## START PROVIDED DATA
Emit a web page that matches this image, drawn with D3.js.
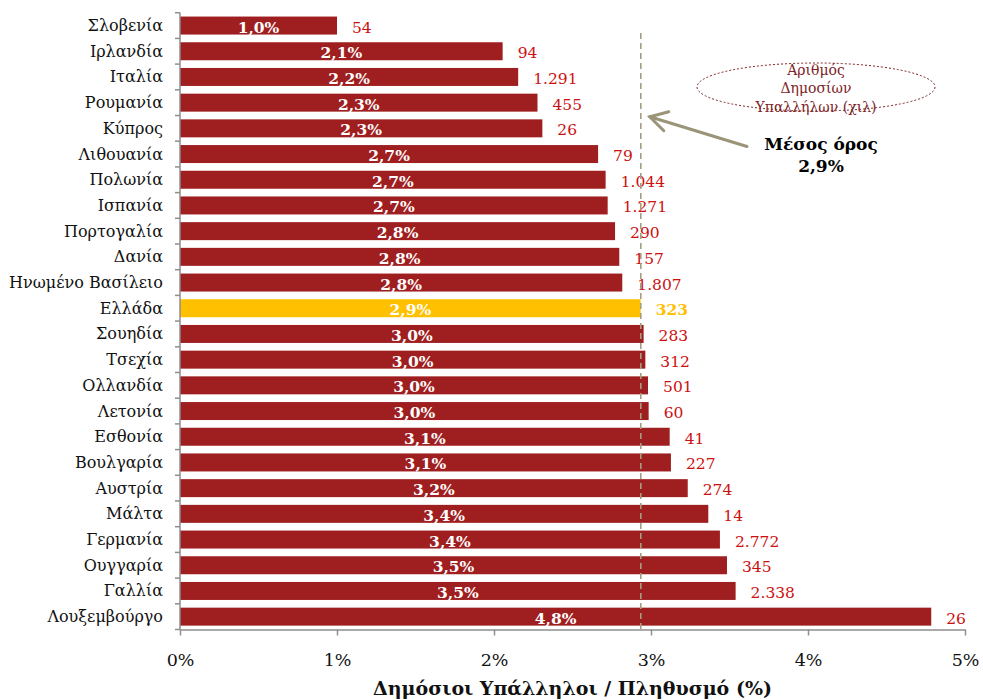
<!DOCTYPE html>
<html>
<head>
<meta charset="utf-8">
<script src="https://cdn.jsdelivr.net/npm/d3@7"></script>
<style>
  html, body { margin: 0; padding: 0; background: #ffffff; }
  svg { display: block; }
</style>
</head>
<body>
<script>
// ---- Data ----
const countries = ["Σλοβενία", "Ιρλανδία", "Ιταλία", "Ρουμανία", "Κύπρος", "Λιθουανία", "Πολωνία", "Ισπανία",
  "Πορτογαλία", "Δανία", "Ηνωμένο Βασίλειο", "Ελλάδα", "Σουηδία", "Τσεχία", "Ολλανδία", "Λετονία",
  "Εσθονία", "Βουλγαρία", "Αυστρία", "Μάλτα", "Γερμανία", "Ουγγαρία", "Γαλλία", "Λουξεμβούργο"];
const ratios = [1.00, 2.055, 2.154, 2.277, 2.308, 2.663, 2.711, 2.724, 2.771, 2.798, 2.817, 2.934,
  2.953, 2.964, 2.981, 2.985, 3.119, 3.127, 3.234, 3.365, 3.439, 3.484, 3.539, 4.785];
const employees = [54, 94, 1291, 455, 26, 79, 1044, 1271, 290, 157, 1807, 323, 283, 312, 501, 60,
  41, 227, 274, 14, 2772, 345, 2338, 26];
const highlightCountry = "Ελλάδα";
const meanValue = 2.935;
const meanLabel = ["Μέσος όρος", "2,9%"];
const xTicks = [0, 1, 2, 3, 4, 5];
const legendLines = ["Αριθμός", "Δημοσίων", "Υπαλλήλων (χιλ)"];
const xTitle = "Δημόσιοι Υπάλληλοι / Πληθυσμό (%)";

// ---- Layout ----
const W = 983, H = 700;
const pLeft = 180, pRight = 965, pTop = 12.7, pBottom = 629.5;
const FONT = "'DejaVu Serif', Georgia, serif";
const barColor = "#9f1f21", hiColor = "#ffc000", valColor = "#cc1010";
const axisColor = "#8e8e8e", meanColor = "#a39d82";

const svg = d3.select("body").append("svg").attr("width", W).attr("height", H)
  .style("font-family", FONT);

const x = d3.scaleLinear().domain([0, 5]).range([pLeft, pRight]);
const y = d3.scaleBand().domain(countries).range([pTop, pBottom]).paddingInner(0.3).paddingOuter(0.15);

const data = countries.map((c, i) => ({ c, v: ratios[i], n: employees[i] }));
const fmtPct = v => (Math.round(v * 10) / 10).toFixed(1).replace(".", ",") + "%";
const fmtN = v => d3.format(",")(v).replace(/,/g, ".");

// bars
svg.append("g").selectAll("rect").data(data).join("rect")
  .attr("x", x(0)).attr("y", d => y(d.c))
  .attr("width", d => x(d.v) - x(0)).attr("height", y.bandwidth())
  .attr("fill", d => d.c === highlightCountry ? hiColor : barColor);

// in-bar labels
svg.append("g").selectAll("text").data(data).join("text")
  .attr("x", d => (x(0) + x(d.v)) / 2)
  .attr("y", d => y(d.c) + y.bandwidth() / 2 + 7)
  .attr("text-anchor", "middle")
  .attr("fill", "#ffffff").attr("font-weight", "bold").attr("font-size", 15.5)
  .text(d => fmtPct(d.v));

// value labels (thousands of employees)
svg.append("g").selectAll("text").data(data).join("text")
  .attr("x", d => x(d.v) + 15)
  .attr("y", d => y(d.c) + y.bandwidth() / 2 + 7)
  .attr("fill", d => d.c === highlightCountry ? hiColor : valColor)
  .attr("font-weight", d => d.c === highlightCountry ? "bold" : "normal")
  .attr("font-size", 15.5)
  .text(d => fmtN(d.n));

// mean line
svg.append("line")
  .attr("x1", x(meanValue)).attr("x2", x(meanValue))
  .attr("y1", 33).attr("y2", pBottom)
  .attr("stroke", meanColor).attr("stroke-width", 1.6).attr("stroke-dasharray", "6,4");

// left axis (category)
const gy = svg.append("g");
gy.append("line").attr("x1", pLeft).attr("x2", pLeft).attr("y1", pTop).attr("y2", pBottom)
  .attr("stroke", axisColor).attr("stroke-width", 1.5);
const bounds = d3.range(countries.length + 1).map(i => pTop + i * y.step());
gy.selectAll("line.t").data(bounds).join("line").attr("class", "t")
  .attr("x1", pLeft - 5).attr("x2", pLeft).attr("y1", d => d).attr("y2", d => d)
  .attr("stroke", axisColor).attr("stroke-width", 1.5);
gy.selectAll("text").data(countries).join("text")
  .attr("x", 163).attr("y", d => y(d) + y.bandwidth() / 2 + 5.5)
  .attr("text-anchor", "end").attr("font-size", 16).attr("fill", "#111")
  .text(d => d);

// bottom axis
const gx = svg.append("g").attr("transform", `translate(0,${pBottom})`)
  .call(d3.axisBottom(x).tickValues(xTicks).tickFormat(d => d + "%").tickSize(6).tickSizeOuter(0));
gx.select(".domain").attr("stroke", axisColor).attr("stroke-width", 1.5);
gx.selectAll(".tick line").attr("stroke", axisColor).attr("stroke-width", 1.5);
gx.selectAll(".tick text").attr("y", 36).attr("dy", 0)
  .attr("font-family", FONT).attr("font-size", 17.5).attr("fill", "#111");

// x title
svg.append("text").attr("x", (pLeft + pRight) / 2).attr("y", 695)
  .attr("text-anchor", "middle").attr("font-weight", "bold").attr("font-size", 19).attr("fill", "#111")
  .text(xTitle);

// legend ellipse
svg.append("ellipse").attr("cx", 816).attr("cy", 87).attr("rx", 119).attr("ry", 24)
  .attr("fill", "none").attr("stroke", "#7d2426").attr("stroke-width", 1).attr("stroke-dasharray", "2,2");
svg.append("g").selectAll("text").data(legendLines).join("text")
  .attr("x", 816).attr("y", (d, i) => 74.5 + i * 18.7)
  .attr("text-anchor", "middle").attr("font-size", 14).attr("fill", "#7d2426")
  .text(d => d);

// mean annotation
svg.append("g").selectAll("text").data(meanLabel).join("text")
  .attr("x", 821).attr("y", (d, i) => 150 + i * 22)
  .attr("text-anchor", "middle").attr("font-weight", "bold").attr("font-size", 17).attr("fill", "#000")
  .text(d => d);

// arrow
const tip = [x(meanValue) + 9, 116.7], tail = [747, 146.5];
const arrow = svg.append("g").attr("stroke", "#9b9478").attr("stroke-width", 3)
  .attr("fill", "none").attr("stroke-linecap", "round");
arrow.append("line").attr("x1", tail[0]).attr("y1", tail[1]).attr("x2", tip[0]).attr("y2", tip[1]);
arrow.append("polyline").attr("points", `${tip[0] + 19},${tip[1] - 5} ${tip[0]},${tip[1]} ${tip[0] + 14},${tip[1] + 14}`)
  .attr("stroke-linejoin", "miter");
</script>
</body>
</html>
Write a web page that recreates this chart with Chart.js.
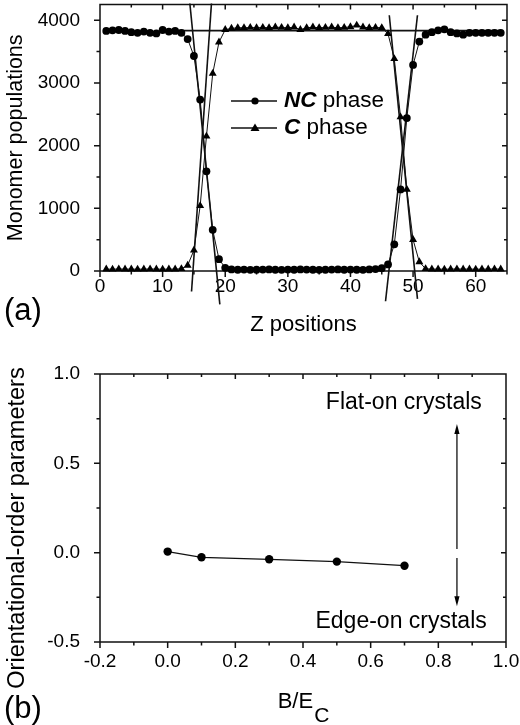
## END PROVIDED DATA
(WHAT YOU ARE ASKED TO DO)
Copy everything in the records above except the pictures, exactly as written.

(RESULT)
Emit a web page that matches this image, drawn with D3.js.
<!DOCTYPE html>
<html>
<head>
<meta charset="utf-8">
<script src="https://cdn.jsdelivr.net/npm/d3@7"></script>
<style>
  html, body { margin: 0; padding: 0; background: #ffffff; }
  svg { display: block; }
</style>
</head>
<body>
<script>
// ---- Data ----
const countries = ["Σλοβενία", "Ιρλανδία", "Ιταλία", "Ρουμανία", "Κύπρος", "Λιθουανία", "Πολωνία", "Ισπανία",
  "Πορτογαλία", "Δανία", "Ηνωμένο Βασίλειο", "Ελλάδα", "Σουηδία", "Τσεχία", "Ολλανδία", "Λετονία",
  "Εσθονία", "Βουλγαρία", "Αυστρία", "Μάλτα", "Γερμανία", "Ουγγαρία", "Γαλλία", "Λουξεμβούργο"];
const ratios = [1.00, 2.055, 2.154, 2.277, 2.308, 2.663, 2.711, 2.724, 2.771, 2.798, 2.817, 2.934,
  2.953, 2.964, 2.981, 2.985, 3.119, 3.127, 3.234, 3.365, 3.439, 3.484, 3.539, 4.785];
const employees = [54, 94, 1291, 455, 26, 79, 1044, 1271, 290, 157, 1807, 323, 283, 312, 501, 60,
  41, 227, 274, 14, 2772, 345, 2338, 26];
const highlightCountry = "Ελλάδα";
const meanValue = 2.935;
const meanLabel = ["Μέσος όρος", "2,9%"];
const xTicks = [0, 1, 2, 3, 4, 5];
const legendLines = ["Αριθμός", "Δημοσίων", "Υπαλλήλων (χιλ)"];
const xTitle = "Δημόσιοι Υπάλληλοι / Πληθυσμό (%)";

// ---- Layout ----
const W = 983, H = 700;
const pLeft = 180, pRight = 965, pTop = 12.7, pBottom = 629.5;
const FONT = "'DejaVu Serif', Georgia, serif";
const barColor = "#9f1f21", hiColor = "#ffc000", valColor = "#cc1010";
const axisColor = "#8e8e8e", meanColor = "#a39d82";

const svg = d3.select("body").append("svg").attr("width", W).attr("height", H)
  .style("font-family", FONT);

const x = d3.scaleLinear().domain([0, 5]).range([pLeft, pRight]);
const y = d3.scaleBand().domain(countries).range([pTop, pBottom]).paddingInner(0.3).paddingOuter(0.15);

const data = countries.map((c, i) => ({ c, v: ratios[i], n: employees[i] }));
const fmtPct = v => (Math.round(v * 10) / 10).toFixed(1).replace(".", ",") + "%";
const fmtN = v => d3.format(",")(v).replace(/,/g, ".");

// bars
svg.append("g").selectAll("rect").data(data).join("rect")
  .attr("x", x(0)).attr("y", d => y(d.c))
  .attr("width", d => x(d.v) - x(0)).attr("height", y.bandwidth())
  .attr("fill", d => d.c === highlightCountry ? hiColor : barColor);

// in-bar labels
svg.append("g").selectAll("text").data(data).join("text")
  .attr("x", d => (x(0) + x(d.v)) / 2)
  .attr("y", d => y(d.c) + y.bandwidth() / 2 + 7)
  .attr("text-anchor", "middle")
  .attr("fill", "#ffffff").attr("font-weight", "bold").attr("font-size", 15.5)
  .text(d => fmtPct(d.v));

// value labels (thousands of employees)
svg.append("g").selectAll("text").data(data).join("text")
  .attr("x", d => x(d.v) + 15)
  .attr("y", d => y(d.c) + y.bandwidth() / 2 + 7)
  .attr("fill", d => d.c === highlightCountry ? hiColor : valColor)
  .attr("font-weight", d => d.c === highlightCountry ? "bold" : "normal")
  .attr("font-size", 15.5)
  .text(d => fmtN(d.n));

// mean line
svg.append("line")
  .attr("x1", x(meanValue)).attr("x2", x(meanValue))
  .attr("y1", 33).attr("y2", pBottom)
  .attr("stroke", meanColor).attr("stroke-width", 1.6).attr("stroke-dasharray", "6,4");

// left axis (category)
const gy = svg.append("g");
gy.append("line").attr("x1", pLeft).attr("x2", pLeft).attr("y1", pTop).attr("y2", pBottom)
  .attr("stroke", axisColor).attr("stroke-width", 1.5);
const bounds = d3.range(countries.length + 1).map(i => pTop + i * y.step());
gy.selectAll("line.t").data(bounds).join("line").attr("class", "t")
  .attr("x1", pLeft - 5).attr("x2", pLeft).attr("y1", d => d).attr("y2", d => d)
  .attr("stroke", axisColor).attr("stroke-width", 1.5);
gy.selectAll("text").data(countries).join("text")
  .attr("x", 163).attr("y", d => y(d) + y.bandwidth() / 2 + 5.5)
  .attr("text-anchor", "end").attr("font-size", 16).attr("fill", "#111")
  .text(d => d);

// bottom axis
const gx = svg.append("g").attr("transform", `translate(0,${pBottom})`)
  .call(d3.axisBottom(x).tickValues(xTicks).tickFormat(d => d + "%").tickSize(6).tickSizeOuter(0));
gx.select(".domain").attr("stroke", axisColor).attr("stroke-width", 1.5);
gx.selectAll(".tick line").attr("stroke", axisColor).attr("stroke-width", 1.5);
gx.selectAll(".tick text").attr("y", 36).attr("dy", 0)
  .attr("font-family", FONT).attr("font-size", 17.5).attr("fill", "#111");

// x title
svg.append("text").attr("x", (pLeft + pRight) / 2).attr("y", 695)
  .attr("text-anchor", "middle").attr("font-weight", "bold").attr("font-size", 19).attr("fill", "#111")
  .text(xTitle);

// legend ellipse
svg.append("ellipse").attr("cx", 816).attr("cy", 87).attr("rx", 119).attr("ry", 24)
  .attr("fill", "none").attr("stroke", "#7d2426").attr("stroke-width", 1).attr("stroke-dasharray", "2,2");
svg.append("g").selectAll("text").data(legendLines).join("text")
  .attr("x", 816).attr("y", (d, i) => 74.5 + i * 18.7)
  .attr("text-anchor", "middle").attr("font-size", 14).attr("fill", "#7d2426")
  .text(d => d);

// mean annotation
svg.append("g").selectAll("text").data(meanLabel).join("text")
  .attr("x", 821).attr("y", (d, i) => 150 + i * 22)
  .attr("text-anchor", "middle").attr("font-weight", "bold").attr("font-size", 17).attr("fill", "#000")
  .text(d => d);

// arrow
const tip = [x(meanValue) + 9, 116.7], tail = [747, 146.5];
const arrow = svg.append("g").attr("stroke", "#9b9478").attr("stroke-width", 3)
  .attr("fill", "none").attr("stroke-linecap", "round");
arrow.append("line").attr("x1", tail[0]).attr("y1", tail[1]).attr("x2", tip[0]).attr("y2", tip[1]);
arrow.append("polyline").attr("points", `${tip[0] + 19},${tip[1] - 5} ${tip[0]},${tip[1]} ${tip[0] + 14},${tip[1] + 14}`)
  .attr("stroke-linejoin", "miter");
</script>
</body>
</html>
Write a web page that recreates this chart with Chart.js.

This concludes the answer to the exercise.